Nurfadzilah Yahaya, Ph.D. is the Mark Steinberg Weil Early Career Fellow at Washington University in St. Louis. She studies the social history of Muslim Diasporas based in Southeast Asia and across the Indian Ocean. She received her Ph.D. from Princeton University in 2012. Her dissertation, "Courting Jurisdictions: Colonial Administration of Islamic Law Pertaining to Arabs in the British Straits Settlements and the Netherlands East Indies, 1860-1941" explores the legal lives of Arabs merchants during the colonial period. Using law reports and court testimony, she examines the implementation of Islamic family law in Southeast Asia which rooted and fixed the lives of highly mobile Diasporic merchants in significant ways. She finds that Arab communities generally tended to seek justice and accountability in colonial legal arenas because they had opportunities to influence colonial legal administration through political and social means. Through cases studies involving marriage, divorce and family endowments, her dissertation analyzes the legal strategies of these mercantile families who tended to prioritize economic imperatives above religious ideals.

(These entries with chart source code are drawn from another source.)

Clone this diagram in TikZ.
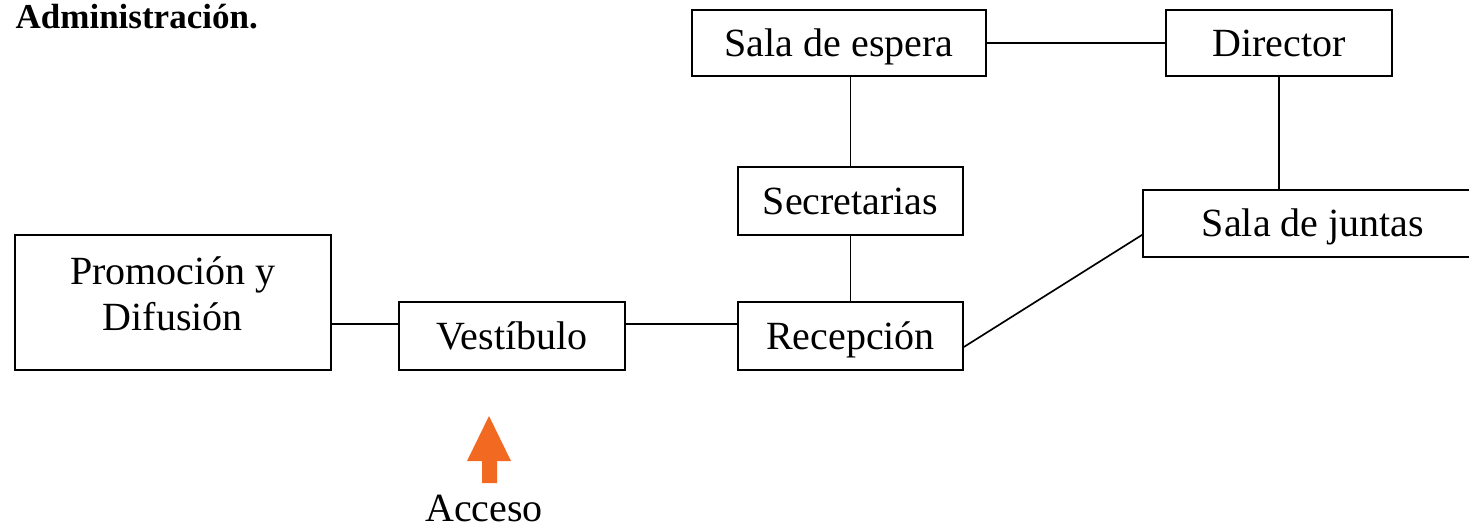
\documentclass[tikz,border=0pt]{standalone}
\usepackage{fontspec}
\setmainfont{Liberation Serif}
\usepackage{xcolor}
\usepackage{tikz}
\definecolor{accesoorange}{HTML}{F26A22}

\begin{document}
\begin{tikzpicture}[x=0.3pt,y=-0.3pt]
\tikzstyle{every node}+=[inner sep=0pt]
\tikzstyle{room}=[draw=black, line width=0.5pt, font=\fontsize{12pt}{13.8pt}\selectfont, align=center]
\tikzstyle{oneline}=[room, text height=10.6pt, text depth=2.6pt]
\tikzstyle{link}=[black, line width=0.5pt]
\useasboundingbox (0,0) rectangle (1469,529);
\node [anchor=base west, font=\fontsize{10.5pt}{12pt}\selectfont\bfseries] (titulo) at (15,28) {Administración.};
\node [oneline, minimum width=88.2pt, minimum height=19.8pt] (espera) at (839,43) {Sala de espera};
\node [oneline, minimum width=67.8pt, minimum height=19.8pt] (director) at (1279,43) {Director};
\node [oneline, minimum width=67.5pt, minimum height=20.4pt] (secretarias) at (850.5,201) {Secretarias};
\node [oneline, minimum width=102pt, minimum height=20.1pt] (juntas) at (1313,223.5) {Sala de juntas};
\node [room, minimum width=94.8pt, minimum height=40.5pt] (promocion) at (173,302.5) {Promoción y\\Difusión\rule[-5.4pt]{0pt}{0pt}};
\node [oneline, minimum width=67.8pt, minimum height=20.4pt] (vestibulo) at (512,336) {Vestíbulo};
\node [oneline, minimum width=67.5pt, minimum height=20.4pt] (recepcion) at (850.5,336) {Recepción};
\draw [link] (espera.east) -- (director.west);
\draw [link] (secretarias.north) -- (secretarias.north |- espera.south);
\draw [link] (secretarias.south) -- (recepcion.north);
\draw [link] (director.south) -- (director.south |- juntas.north);
\draw [link] ([yshift=3.6pt]vestibulo.west) -- ([yshift=3.6pt]vestibulo.west -| promocion.east);
\draw [link] ([yshift=3.6pt]vestibulo.east) -- ([yshift=3.6pt]vestibulo.east -| recepcion.west);
\draw [link] ([yshift=-3.3pt]recepcion.east) -- ([yshift=-3.4pt]juntas.west);
\fill [accesoorange] (482,483) -- (482,461) -- (467,461) -- (489,416) -- (511,461) -- (497,461) -- (497,483) -- cycle;
\node [anchor=base, font=\fontsize{12pt}{13.8pt}\selectfont] (acceso) at (484,521) {Acceso};
\end{tikzpicture}
\end{document}
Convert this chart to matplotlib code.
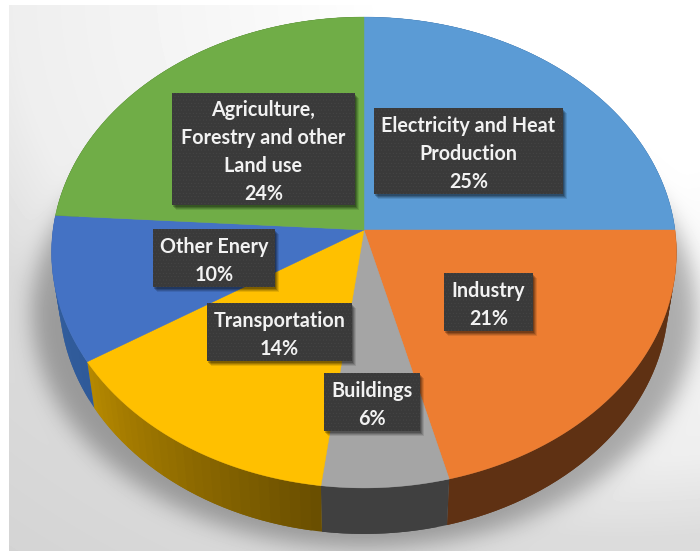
"""Emissions by sector as a tilted Office-style 3D pie with dark callouts."""
import matplotlib
matplotlib.use("Agg")
import matplotlib.pyplot as plt
import numpy as np
from matplotlib.colors import to_rgb
from matplotlib.patches import Rectangle
from matplotlib.path import Path

labels = [
    "Electricity and Heat\nProduction",
    "Industry",
    "Buildings",
    "Transportation",
    "Other Enery",
    "Agriculture,\nForestry and other\nLand use",
]
shares = [25, 21, 6, 14, 10, 24]
top_colors = ["#5b9bd5", "#ed7d31", "#a5a5a5", "#ffc000", "#4472c4", "#70ad47"]
wall_start = ["#2f5a8a", "#5f3113", "#404040", "#6a4f00", "#2f5a99", "#3f6428"]
wall_end = ["#2f5a8a", "#5f3113", "#404040", "#b58800", "#35609f", "#3f6428"]

# label boxes as left, top, right, bottom in pixels
boxes = [
    (374, 108, 563, 194),
    (444, 273, 533, 331),
    (324, 373, 420, 431),
    (207, 303, 352, 361),
    (153, 229, 275, 287),
    (172, 93, 355, 205),
]

W, H = 700, 556
CX, CY = 364, 230
RX, RY, PERSP = 311, 233.3, 0.0955
DEPTH, WALL_SCALE = 46, 0.975


def project(frac):
    # frac runs clockwise from twelve o'clock, the far side is foreshortened
    ang = 2 * np.pi * np.asarray(frac)
    u, v = np.sin(ang), np.cos(ang)
    d = 1 + PERSP * v
    return CX + RX * u / d, CY - RY * v / d


def lower(x, y):
    return CX + WALL_SCALE * (x - CX), y + DEPTH


def blur(img, sigma):
    r = int(3 * sigma)
    k = np.exp(-0.5 * (np.arange(-r, r + 1) / sigma) ** 2)
    k /= k.sum()
    pad = np.pad(img, r, mode="edge")
    pad = np.apply_along_axis(lambda c: np.convolve(c, k, mode="same"), 0, pad)
    pad = np.apply_along_axis(lambda c: np.convolve(c, k, mode="same"), 1, pad)
    return pad[r:-r, r:-r]


def background():
    yy, xx = np.mgrid[0:H, 0:W]
    d = np.hypot(xx - 620, (yy + 10) * 1.3)
    bg = np.interp(d, [0, 250, 320, 610, 710, 950], [255, 254, 250, 238, 220, 212])

    pts = np.column_stack([xx.ravel() + 0.5, yy.ravel() + 0.5])
    xr, yr = project(np.linspace(0, 1, 240))
    xs, ys = lower(xr, yr)

    # soft contact shadow, wider than the disc and dropped just below it
    outline = np.column_stack([CX + (xs - CX) * 1.09, ys + 14])
    shadow = Path(outline).contains_points(pts).reshape(H, W)
    bg *= 1 - 0.3 * blur(shadow.astype(float), 11)

    # the panel stops short of the image edge
    mask = (xx >= 9) & (yy >= 5) & (yy < 551)
    bg = np.where(mask, bg, 255)
    return np.clip(bg, 0, 255)


fig = plt.figure(figsize=(W / 100, H / 100), dpi=100)
ax = fig.add_axes([0, 0, 1, 1])
ax.imshow(background(), cmap="gray", vmin=0, vmax=255,
          extent=(0, W, H, 0), zorder=0, interpolation="bilinear")

edges = np.cumsum([0] + shares) / sum(shares)

# side wall first, in overlapping strips so the shading can vary along the rim
for i in range(len(shares)):
    fr = np.linspace(edges[i], edges[i + 1], shares[i] * 2 + 1)
    x0, y0 = project(fr)
    x1, y1 = lower(x0, y0)
    c0, c1 = np.array(to_rgb(wall_start[i])), np.array(to_rgb(wall_end[i]))
    n = len(fr) - 1
    for j in range(n):
        k = min(j + 2, n)
        col = c0 + (c1 - c0) * j / (n - 1)
        ax.fill([x0[j], *x0[j + 1:k + 1], *x1[j:k + 1][::-1]],
                [y0[j], *y0[j + 1:k + 1], *y1[j:k + 1][::-1]],
                fc=col, ec="none", zorder=2)

for i in range(len(shares)):
    x, y = project(np.linspace(edges[i], edges[i + 1], shares[i] * 4 + 2))
    ax.fill(np.r_[CX, x], np.r_[CY, y], fc=top_colors[i], ec=top_colors[i],
            lw=0.3, zorder=3)

plt.rcParams["hatch.linewidth"] = 0.3
for name, share, (l, t, r, b) in zip(labels, shares, boxes):
    # stacked translucent rectangles give the callout a soft drop shadow
    for off, a in [(5, 0.10), (4, 0.14), (3, 0.18), (2, 0.22)]:
        ax.add_patch(Rectangle((l + off - 1, t + off), r - l, b - t,
                               fc="black", ec="none", alpha=a, zorder=4))
    ax.add_patch(Rectangle((l, t), r - l, b - t, fc="#3a3a3a", ec="#474747",
                           hatch=".....", lw=0, zorder=5))
    ax.text((l + r) / 2, (t + b) / 2 + 3, f"{name}\n{share}%", color="#f2f2f2",
            family="Lato", weight="bold", fontsize=14.2,
            ha="center", va="center", linespacing=1.5, zorder=6)

ax.set_xlim(0, W)
ax.set_ylim(H, 0)
ax.axis("off")
fig.savefig("out.png", dpi=100)
plt.close(fig)
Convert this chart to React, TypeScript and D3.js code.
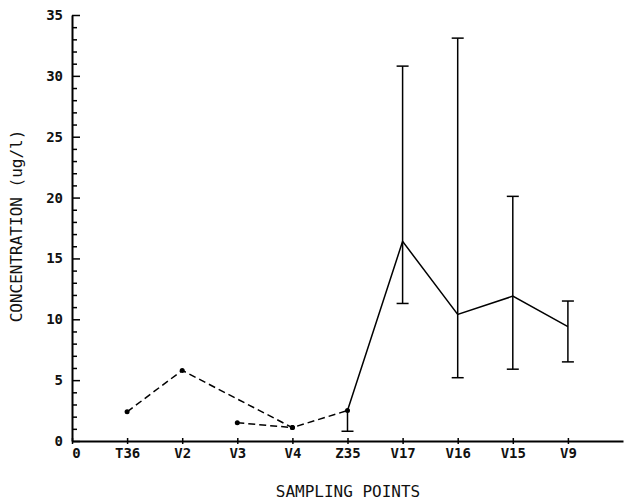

For her next project, she will explore the impact of European colonial regulations on religious animal slaughter methods during the early twentieth century. By looking at debates concerning animal welfare in both the Islamic and Western worlds, she traces how Islamic and Western ethical conceptions diverged and come together. She is particularly interested in the impact of technology on changing religious norms in the Islamic world.